Three home made fruit & veggie cups with disposable lunches. One has watermelon & blueberries. The next has mango & Cucumber. The third has carrots cut into star shapes and blackberries,

It’s a really good idea to include a disposable ice pack if you send these fruits and veggies, as these are the fruits and veggies most likely to cause food borne illness:

  • Cantaloupe
  • Watermelon
  • Honeydew
  • Blueberries
  • Strawberries
  • Raspberries
  • Blackberries
  • Leafy salad (including any of the following: lettuce, spinach, cabbage, kale, sprouts especially if any of them come out of a bag)
  • Corn on the cob
  • Cooked and cooled potatoes
  • Celery
  • Cooked veggies

Related: Need More Ideas for Including Variety Into School Lunches?

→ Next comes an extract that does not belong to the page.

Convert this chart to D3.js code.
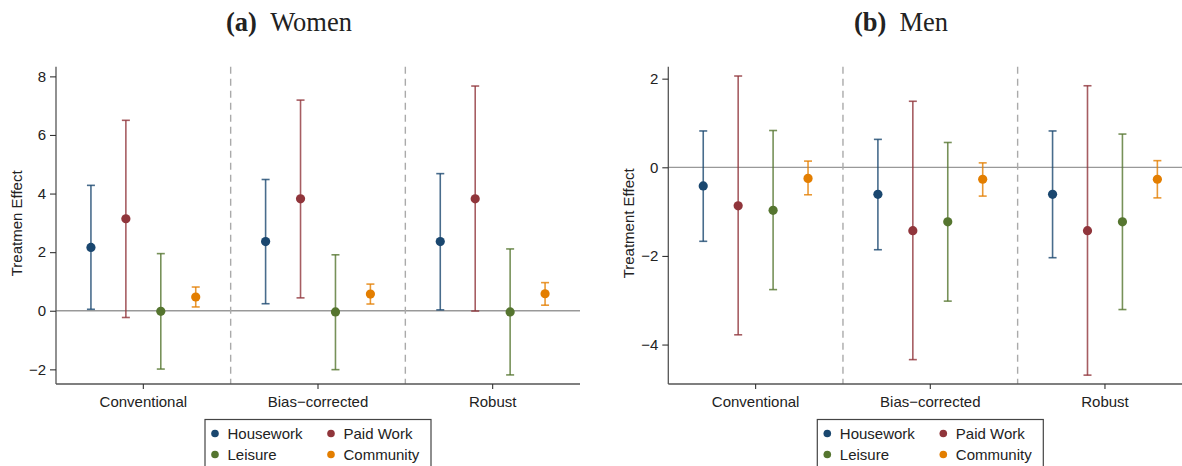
<!DOCTYPE html>
<html>
<head>
<meta charset="utf-8">
<script src="https://cdn.jsdelivr.net/npm/d3@7"></script>
<style>
  body { margin: 0; background: #fff; }
  svg { display: block; }
  text { font-family: "Liberation Sans", Arial, sans-serif; fill: #222; }
</style>
</head>
<body>
<div id="chart"></div>
<script>
// datos
var methods = ["Conventional", "Bias\u2212corrected", "Robust"];
var series = ["Housework", "Paid Work", "Leisure", "Community"];
var colors = ["#1a476f", "#90353b", "#55752f", "#e37e00"];

// mujeres: una fila por serie, una columna por método
var womenEst = [[2.16, 2.36, 2.36], [3.14, 3.82, 3.82], [-0.02, -0.04, -0.04], [0.47, 0.57, 0.58]];
var womenLo  = [[0.05, 0.24, 0.03], [-0.23, 0.44, -0.01], [-1.99, -2.01, -2.19], [0.13, 0.23, 0.19]];
var womenHi  = [[4.28, 4.48, 4.68], [6.50, 7.19, 7.67], [1.95, 1.91, 2.11], [0.81, 0.91, 0.96]];
var womenTicks = [-2, 0, 2, 4, 6, 8];

// hombres
var menEst = [[-0.42, -0.61, -0.61], [-0.87, -1.43, -1.43], [-0.97, -1.23, -1.23], [-0.25, -0.27, -0.27]];
var menLo  = [[-1.67, -1.86, -2.04], [-3.78, -4.34, -4.69], [-2.76, -3.02, -3.21], [-0.62, -0.65, -0.69]];
var menHi  = [[0.82, 0.63, 0.82], [2.06, 1.49, 1.84], [0.83, 0.56, 0.75], [0.14, 0.10, 0.15]];
var menTicks = [-4, -2, 0, 2];

var width = 1182, height = 466;
var svg = d3.select("#chart").append("svg")
    .attr("width", width)
    .attr("height", height);

function fmt(v) { return v < 0 ? "\u2212" + Math.abs(v) : String(v); }

// Función para dibujar un panel
function drawPanel(opt) {
    var g = svg.append("g");
    var top = 66.7, bottom = 384;

    var x = d3.scaleBand().domain(methods).range([opt.left, opt.right]).paddingInner(0).paddingOuter(0);
    var bw = x.bandwidth();
    var off = d3.scalePoint().domain(series).range([-0.3 * bw, 0.3 * bw]);
    var y = d3.scaleLinear().domain(opt.domain).range([bottom, top]);

    // título
    var t = svg.append("text")
        .attr("x", opt.titleX).attr("y", 31)
        .attr("text-anchor", "middle")
        .style("font-family", "'Liberation Serif', 'Times New Roman', serif")
        .style("font-size", "26.5px");
    t.append("tspan").style("font-weight", "bold").text(opt.tag);
    t.append("tspan").text("\u00a0\u00a0" + opt.title);

    // línea del cero
    g.append("line")
        .attr("x1", opt.left).attr("x2", opt.right)
        .attr("y1", y(0)).attr("y2", y(0))
        .attr("stroke", "#999").attr("stroke-width", 1.3);

    // separadores discontinuos
    methods.slice(1).forEach(function (m) {
        g.append("line")
            .attr("x1", x(m)).attr("x2", x(m))
            .attr("y1", top).attr("y2", bottom)
            .attr("stroke", "#aaa").attr("stroke-width", 1.4)
            .attr("stroke-dasharray", "7,5");
    });

    // ejes
    var yAxis = d3.axisLeft(y).tickValues(opt.ticks).tickSize(6).tickPadding(4).tickFormat(fmt);
    var ya = g.append("g").attr("transform", "translate(" + opt.left + ",0)").call(yAxis);
    ya.select(".domain").attr("d", "M0," + top + "V" + bottom);

    var xAxis = d3.axisBottom(x).tickSize(5).tickPadding(4);
    var xa = g.append("g").attr("transform", "translate(0," + bottom + ")").call(xAxis);
    xa.select(".domain").attr("d", "M" + opt.left + ",0H" + opt.right);

    [ya, xa].forEach(function (a) {
        a.select(".domain").attr("stroke", "#555").attr("stroke-width", 1.3);
        a.selectAll(".tick line").attr("stroke", "#333").attr("stroke-width", 1.1);
        a.selectAll(".tick text").style("font-size", "15px").attr("fill", "#222")
            .style("font-family", "'Liberation Sans', Arial, sans-serif");
    });
    xa.selectAll(".tick text").attr("dy", "0.95em");

    // etiqueta del eje y
    g.append("text")
        .attr("transform", "translate(" + opt.labelX + "," + ((top + bottom) / 2 - 2) + ") rotate(-90)")
        .attr("text-anchor", "middle")
        .style("font-size", "15px")
        .text(opt.ylabel);

    // intervalos y puntos
    series.forEach(function (s, i) {
        methods.forEach(function (m, j) {
            var cx = x(m) + bw / 2 + off(s);
            var lo = opt.lo[i][j], hi = opt.hi[i][j], est = opt.est[i][j];
            var ci = g.append("g").attr("stroke", colors[i]).attr("stroke-opacity", 0.8).attr("stroke-width", 1.6);
            ci.append("line").attr("x1", cx).attr("x2", cx).attr("y1", y(lo)).attr("y2", y(hi));
            ci.append("line").attr("x1", cx - 4).attr("x2", cx + 4).attr("y1", y(lo)).attr("y2", y(lo));
            ci.append("line").attr("x1", cx - 4).attr("x2", cx + 4).attr("y1", y(hi)).attr("y2", y(hi));
            g.append("circle").attr("cx", cx).attr("cy", y(est)).attr("r", 4.6).attr("fill", colors[i]);
        });
    });

    // leyenda
    var lg = svg.append("g").attr("transform", "translate(" + opt.legendX + ",419.5)");
    lg.append("rect").attr("width", 226).attr("height", 60)
        .attr("fill", "#fff").attr("stroke", "#444").attr("stroke-width", 1.2);
    series.forEach(function (s, i) {
        var cx = (i % 2) * 116 + 10, cy = i < 2 ? 14 : 35;
        lg.append("circle").attr("cx", cx).attr("cy", cy).attr("r", 3.8).attr("fill", colors[i]);
        lg.append("text").attr("x", cx + 12.5).attr("y", cy + 5.3)
            .style("font-size", "15px").text(s);
    });
}

drawPanel({
    left: 56, right: 580, domain: [-2.5, 8.33], ticks: womenTicks,
    est: womenEst, lo: womenLo, hi: womenHi,
    tag: "(a)", title: "Women", titleX: 289,
    ylabel: "Treatmen Effect", labelX: 22, legendX: 205
});

drawPanel({
    left: 668.3, right: 1192.3, domain: [-4.89, 2.27], ticks: menTicks,
    est: menEst, lo: menLo, hi: menHi,
    tag: "(b)", title: "Men", titleX: 901,
    ylabel: "Treatment Effect", labelX: 634, legendX: 817.3
});
</script>
</body>
</html>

Snag My Free Veggie Shopping List & Meal Planner!

Strategy 6: Buy Shelf Stable Foods for Disposable Lunches When It Makes Sense

It is okay to include packaged snacks in disposable lunches, even if it is not your norm. This is a great time and reason to use pouches if your child likes them. If you do send pouches, check to make sure the pouches you choose do not require refrigeration.

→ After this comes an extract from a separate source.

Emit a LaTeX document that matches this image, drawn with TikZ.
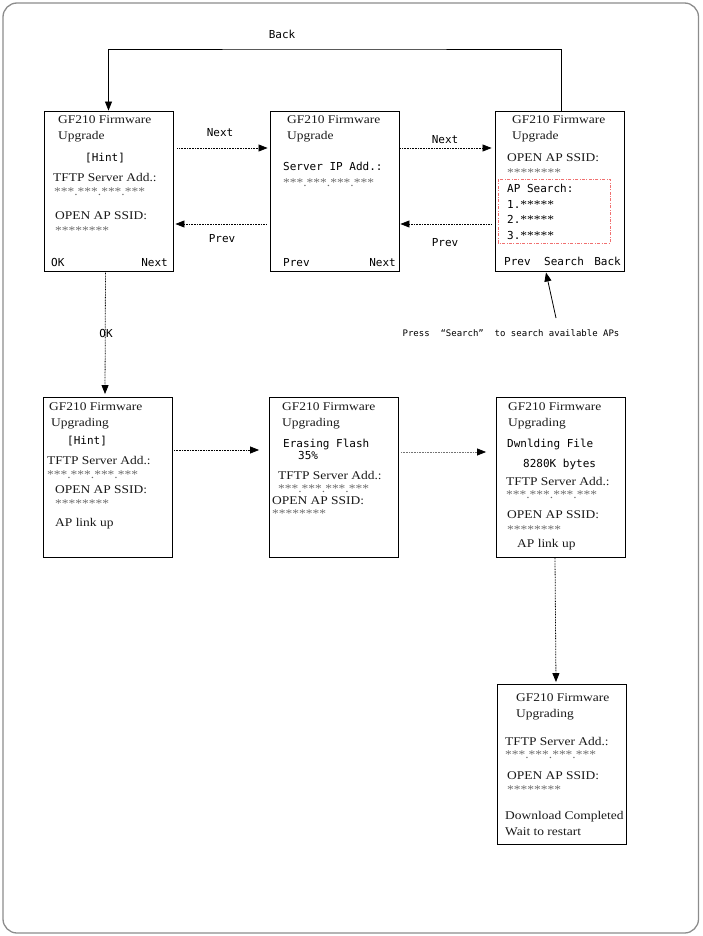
\documentclass[tikz,border=0pt]{standalone}
\usepackage{fontspec}
\usetikzlibrary{arrows.meta,calc}
\newfontfamily\serfam[FakeStretch=1.14]{Liberation Serif}
\newfontfamily\monofam{DejaVu Sans Mono}
\newcommand\serf{\serfam\fontsize{11.8}{14}\selectfont}
\newcommand\monof{\monofam\fontsize{11}{13}\selectfont}
\newcommand\annf{\monofam\fontsize{9}{11}\selectfont}
\definecolor{starc}{HTML}{6A6A6A}
\definecolor{framec}{HTML}{8C8C8C}
\definecolor{redbox}{HTML}{F07070}
\begin{document}
\begin{tikzpicture}[x=1pt,y=-1pt,
  scr/.style={draw=black,line width=0.9pt,minimum width=129pt,minimum height=160pt,inner sep=0pt},
  ser/.style={anchor=base west,inner sep=0pt,font=\serf,text=black!90},
  stars/.style={anchor=base west,inner sep=0pt,font=\serf,text=starc},
  mono/.style={anchor=base west,inner sep=0pt,font=\monof},
  monoe/.style={anchor=base east,inner sep=0pt,font=\monof},
  lbl/.style={inner sep=0pt,font=\monof},
  tipa/.style={-{Triangle[length=9pt,width=7pt,color=black]}},
  dotarr/.style={tipa,line width=0.8pt,dash pattern=on 0.8pt off 0.8pt},
  solarr/.style={tipa,line width=0.8pt}]
\useasboundingbox (0,0) rectangle (702,936);
\draw[framec,line width=1.3pt,rounded corners=14pt] (3,3) rectangle (698.5,933);

% screens
\node[scr] (b1) at (108.5,191) {};
\node[scr] (b2) at (334.5,191) {};
\node[scr] (b3) at (559.5,191) {};
\node[scr] (b4) at (108,477.5) {};
\node[scr] (b5) at (334,477.5) {};
\node[scr] (b6) at (561,477.5) {};
\node[scr] (b7) at (562,764.5) {};

% box 1
\node[ser] (t1a) at (58,124) {GF210 Firmware};
\node[ser] (t1b) at (58,140) {Upgrade};
\node[mono] (t1c) at (85,161) {[Hint]};
\node[ser] (t1d) at (53,182) {TFTP Server Add.:};
\node[stars] (t1e) at (54,196) {***.***.***.***};
\node[ser] (t1f) at (55,219) {OPEN AP SSID:};
\node[stars] (t1g) at (55,234) {********};
\node[mono] (t1h) at (51,266) {OK};
\node[monoe] (t1i) at (168,266) {Next};

% box 2
\node[ser] (t2a) at (287,124) {GF210 Firmware};
\node[ser] (t2b) at (287,140) {Upgrade};
\node[mono] (t2c) at (283,171) {Server IP Add.:};
\node[stars] (t2d) at (283,186) {***.***.***.***};
\node[mono] (t2e) at (283,266) {Prev};
\node[monoe] (t2f) at (396,266) {Next};

% box 3
\node[ser] (t3a) at (512,124) {GF210 Firmware};
\node[ser] (t3b) at (512,140) {Upgrade};
\node[ser] (t3c) at (507,161) {OPEN AP SSID:};
\node[stars] (t3d) at (507,177) {********};
\node[mono] (t3e) at (507,193) {AP Search:};
\node[mono] (t3f) at (507,208) {1.{\serf *****}};
\node[mono] (t3g) at (507,223) {2.{\serf *****}};
\node[mono] (t3h) at (507,239) {3.{\serf *****}};
\node[mono] (t3i) at (504,265) {Prev};
\node[mono] (t3j) at (544,265) {Search};
\node[monoe] (t3k) at (621,265) {Back};
\draw[redbox,line width=0.7pt,dash pattern=on 3pt off 1.5pt on 0.8pt off 1.5pt] (498,179) rectangle (610,243);

% box 4
\node[ser] (t4a) at (49,410) {GF210 Firmware};
\node[ser] (t4b) at (51,426) {Upgrading};
\node[mono] (t4c) at (67,444) {[Hint]};
\node[ser] (t4d) at (47,464) {TFTP Server Add.:};
\node[stars] (t4e) at (47,478) {***.***.***.***};
\node[ser] (t4f) at (55,493) {OPEN AP SSID:};
\node[stars] (t4g) at (55,507) {********};
\node[ser] (t4h) at (55,526) {AP link up};

% box 5
\node[ser] (t5a) at (282,410) {GF210 Firmware};
\node[ser] (t5b) at (282,426) {Upgrading};
\node[mono] (t5c) at (283,447) {Erasing Flash};
\node[mono] (t5d) at (298,459) {35\%};
\node[ser] (t5e) at (278,479) {TFTP Server Add.:};
\node[stars] (t5f) at (278,492) {***.***.***.***};
\node[ser] (t5g) at (272,504) {OPEN AP SSID:};
\node[stars] (t5h) at (272,517) {********};

% box 6
\node[ser] (t6a) at (508,410) {GF210 Firmware};
\node[ser] (t6b) at (508,426) {Upgrading};
\node[mono] (t6c) at (507,447) {Dwnlding File};
\node[mono] (t6d) at (523,467) {8280K bytes};
\node[ser] (t6e) at (506,485) {TFTP Server Add.:};
\node[stars] (t6f) at (506,498) {***.***.***.***};
\node[ser] (t6g) at (507,518) {OPEN AP SSID:};
\node[stars] (t6h) at (507,533) {********};
\node[ser] (t6i) at (517,547) {AP link up};

% box 7
\node[ser] (t7a) at (516,701) {GF210 Firmware};
\node[ser] (t7b) at (516,717) {Upgrading};
\node[ser] (t7c) at (505,745) {TFTP Server Add.:};
\node[stars] (t7d) at (505,758) {***.***.***.***};
\node[ser] (t7e) at (507,779) {OPEN AP SSID:};
\node[stars] (t7f) at (507,793) {********};
\node[ser] (t7g) at (505,819) {Download Completed};
\node[ser] (t7h) at (505,835) {Wait to restart};

% connectors
\coordinate (backtop) at (334,49);
\draw[solarr] ([xshift=1.5pt]b3.north) |- (backtop) -| (b1.north);
\node[lbl] (lback) at (282,34) {Back};

\draw[dotarr,shorten <=4pt,shorten >=2pt] ([yshift=43pt]b1.east) -- ([yshift=43pt]b2.west);
\node[lbl] (lnext1) at (220,133) {Next};
\draw[dotarr,shorten <=3pt,shorten >=2pt] ([yshift=-33pt]b2.west) -- ([yshift=-33pt]b1.east);
\node[lbl] (lprev1) at (222,239) {Prev};
\draw[dotarr,shorten <=1pt,shorten >=3pt] ([yshift=43pt]b2.east) -- ([yshift=43pt]b3.west);
\node[lbl] (lnext2) at (445,140) {Next};
\draw[dotarr,shorten <=3pt,shorten >=1pt] ([yshift=-33pt]b3.west) -- ([yshift=-33pt]b2.east);
\node[lbl] (lprev2) at (445,243) {Prev};

\draw[dotarr,shorten >=3pt] ([xshift=-3pt]b1.south) -- ([xshift=-3pt]b4.north);
\node[lbl] (lok) at (106,333) {OK};

\draw[dotarr,shorten <=1pt,shorten >=10pt] ([yshift=27.5pt]b4.east) -- ([yshift=27.5pt]b5.west);
\draw[dotarr,draw=black!55,shorten <=2pt,shorten >=10pt] ([yshift=25.5pt]b5.east) -- ([yshift=25.5pt]b6.west);
\draw[dotarr,shorten >=2pt] ([xshift=-6pt]b6.south) -- ([xshift=-6pt]b7.north);

\coordinate (psearch) at (556,318);
\draw[solarr] (psearch) -- ([xshift=-13.5pt,yshift=-1pt]b3.south);
\node[inner sep=0pt,font=\annf] (lsearch) at (511,333) {Press \ “Search” \ to search available APs};
\end{tikzpicture}
\end{document}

Strategy 7: Have a system for Water Bottles

In an effort to avoid shared water fountains, many schools are talking about water bottle policies. If your school will allow the use of a reusable water bottle, choose a sturdy one & write their name on it.

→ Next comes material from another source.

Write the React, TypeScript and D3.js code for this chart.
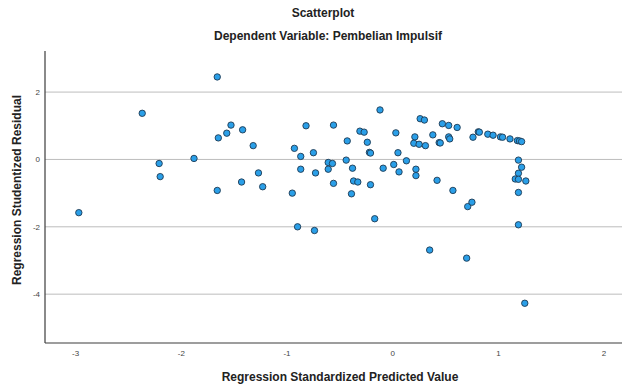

If a reusable water bottle is not allowed, buy prepackaged water in bulk & use stickers to decorate the outside. You can also use a sharpie to write your child’s name or color the caps so they know which one is theirs.

Strategy 8: Have a Rotation of Easy Disposable Lunch Ideas

Image of a disposable lunch idea comprised of a banana, kiwi, yogurt cup with fresh strawberries on top and recyclable eating utensils

I compiled a list of 10 simple & balanced disposable lunch ideas that we’ll be using in the fall:

  1. PB&J + Yogurt + Dried Fruit + Carrots
  2. Frozen Deli Meat Sandwich + Red Bell Pepper + Clementine (needs an icepack)
  3. Muffin + Nuts + Cheese Stick + Celery w/Dip (needs an icepack)
  4. Chicken Wrap + Fruit Cup + Snap Peas + Packaged Snack
  5. Bean Salad + Hummus + Pita Chips + Olive Cup (needs an icepack)
  6. English Muffin Pizza + Banana + Broccoli w/Dip
  7. Pasta Salad + Apple + Green Bell Pepper (needs icepack)
  8. Chicken Nuggets + Dip + Sweet Potato Chips + Watermelon (needs icepack)
  9. Nut/Seed Butter & Banana Roll Ups + Pretzels + Carrots
  10. “Snacky Lunch” Hard Boiled Egg(s) + Crackers + Cheese + Nuts and/or Raisins + Fruit & Vegetable (needs icepack)

Strategy 9: Talk to Your Kids About the Changes

There is so much for us to wrap our heads around as adults and I imagine it is very confusing for our little ones. This is a good chance to come up with a strategy for talking to your children about the changes that will be happening at school this year.

They may be used to lunch time being their chance to socialize with friends and could feel anxious or uncertain about these new rules. It is so important to talk through these emotions so they feel prepared and can start the year on a positive note!

This Post Has 10 Comments

  1. Thank you for this. Our schools haven’t announced the rules yet for this fall, but this gives me some peace of mind and some great ideas. Love all your stuff, thank you for putting in the time, effort, and love!!

  2. Thanks for these ideas! I didn’t know fully disposable lunches were a thing (maybe not in our area, yet)
    For the disposable ice pack – My MiMi used to freeze a wet paper towel in a ziplock bag for our ice pack vs just the water – it absorbs the water as it melts. We’d then use it as a cool clean up cloth on our hot picnics. 🙂

  3. Hi,
    I just wanted to say thanks for the article and tips. I am concerned with all the amount of single use plastic that is going to be used in situations like these and I know your trying to be inclusive for everyone but I also think that it’s important now, more than ever to have more sustainable options for the single use lunch packing. I did see some options in the article but there are tons of different compostable containers on the market today that you can buy in bulk, the upfront cost of some might seem steep but with another family willing to split cost it’s something to look into. Also what about just an old school brown paper bag instead of the plastic ones to bring the lunch in? There are lots of other price friendly sustainable options out there. I know plastic is necessary for some things but we really can and should be making a bigger effort to stop using it when we can. Providing those options on a platform like this can make a world of difference!

    Thank you,

  4. Great idea Ali….Thank you for sharing what your Mimi did. I can certainly add that to my meal planning hacks for my 2.5 year old twins…and for my own lunch as well!

  5. Awesome stuff! Thanks for all the links. This article gave me a lot of questions for the school with regard to lunches. Our school is nut-free, so I was really surprised to see PB&J and waffle with nut butter on the rotation. Would you recommend hummus (choc flavor for the sweet ones) for PB and edamame for nuts for a one to one swap? Any other swap ideas? I don’t want to make it complicated 😉

  6. This is so helpful as our preschool just announced fully disposable lunches this week and they were providing food so the news was a bit of shock. This is all really helpful.

  7. I was just stressing about all disposable lunches (my district hasn’t specified yet, but I wouldn’t be surprised if they tell us last minute). Your suggestions and product links are extremely helpful!

  8. Love those sandwich bags! Super cute!

  9. Thank you so much for posting this!! It has definitely given me good ideas to use for my kids! And another idea I thought I’d pass on. For the reusable water bottles, I make a silicone bracelet with their names on it and put it around the water bottle!